Arkansas has some of the strictest abortion limits in the country and two years ago passed a law that would ban the procedure if the U.S. Supreme Court overturned the 1973 Roe decision that legalized abortion. But Republicans, encouraged by former President Donald Trump’s appointments to the U.S. high court, said it’s time to test where the court stands now.
“We want them to annul and do away with the Roe v. Wade decision and to allow Arkansas to protect the lives of unborn children,” Sen. Jason Rapert, the bill’s sponsor, told the panel.
Arkansas is one of 10 states where outright abortion bans have been proposed this year, according to the Guttmacher Institute, a research group that supports abortion rights. Alabama enacted a near-total ban on abortions in 2019 that’s been blocked because of court challenges.
“We just haven’t seen that many total abortion bans introduced at one time,” Elizabeth Nash, policy analyst for the institute, said. “It feels like the motivation is to adopt laws that will be challenged as a way to put abortion back before the U.S. Supreme Court.”
That approach, however, is drawing unlikely resistance from fellow Republicans and abortion opponents. In a letter to Gov. Asa Hutchinson, the general counsel for National Right to Life called the chances of Rapert’s measure leading to Roe being overturned “very small and remote.”
James Bopp suggested in the letter that it could actually have the reverse effect and said a more effective strategy would to be focus on more incremental restrictions.
“In fact, trying to force an overruling of Roe without adequate incremental preparation risks actually pushing justices away from openness to overruling Roe,” he wrote.
Bopp told the Arkansas Democrat-Gazette, which first reported the letter Wednesday morning, that he was expressing his personal legal view and that the committee hadn’t taken a position on Arkansas’ legislation.
Hutchinson said he’s shared the letter with Rapert and others, but stopped short of saying whether he opposes the bill. The Republican governor has signed several abortion restrictions since taking office in 2015, including the trigger ban two years ago and an 18-week ban that’s on hold because of court challenges.
“I will continue to study the issue, but I have a number of concerns with SB6,” Hutchinson said in a statement.
Rapert in response has rolled out support from the state’s biggest abortion opponents such as Arkansas Right to Life, the national committee’s state affiliate. Other supporters include former Gov.
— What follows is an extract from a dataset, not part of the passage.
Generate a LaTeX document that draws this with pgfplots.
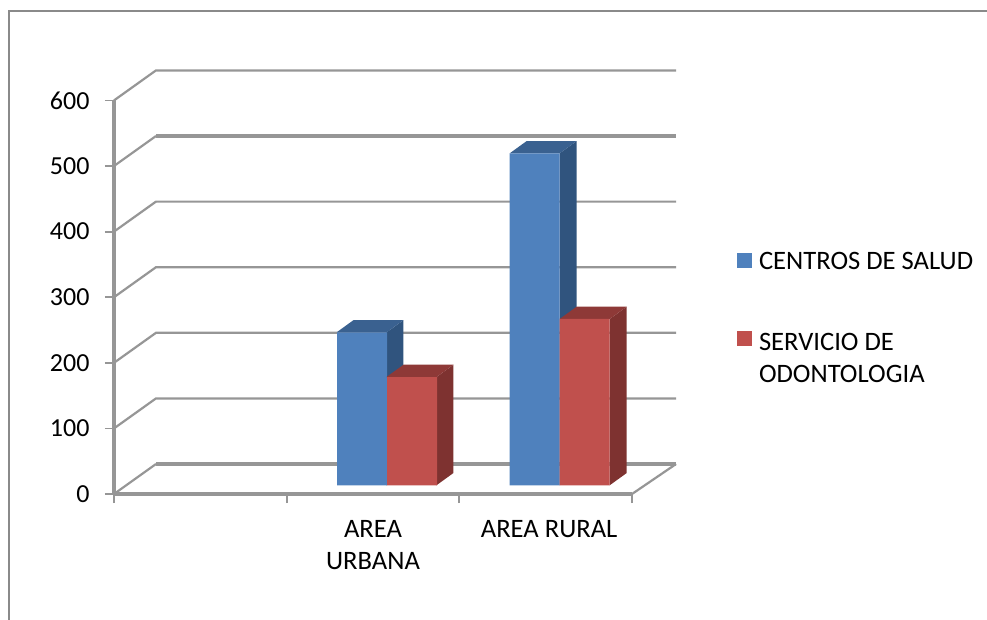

Mike Huckabee and the Arkansas Family Council, which has backed previous abortion bans.
“This is an opportunity for Arkansas to be a real leader in the effort to end abortion in America,” Jerry Cox, Family Council’s president, said in a statement.
Abortion rights supporters say they’re prepared to challenge the latest ban in court if it becomes law.
“Arkansas has some of the strictest regulation, oversight, and hurdles in the nation and the Arkansas General Assembly needs to take some proactive, not regressive, action for Arkansans,” Holly Dickson, executive director of the American Civil Liberties Union of Arkansas, said in an email.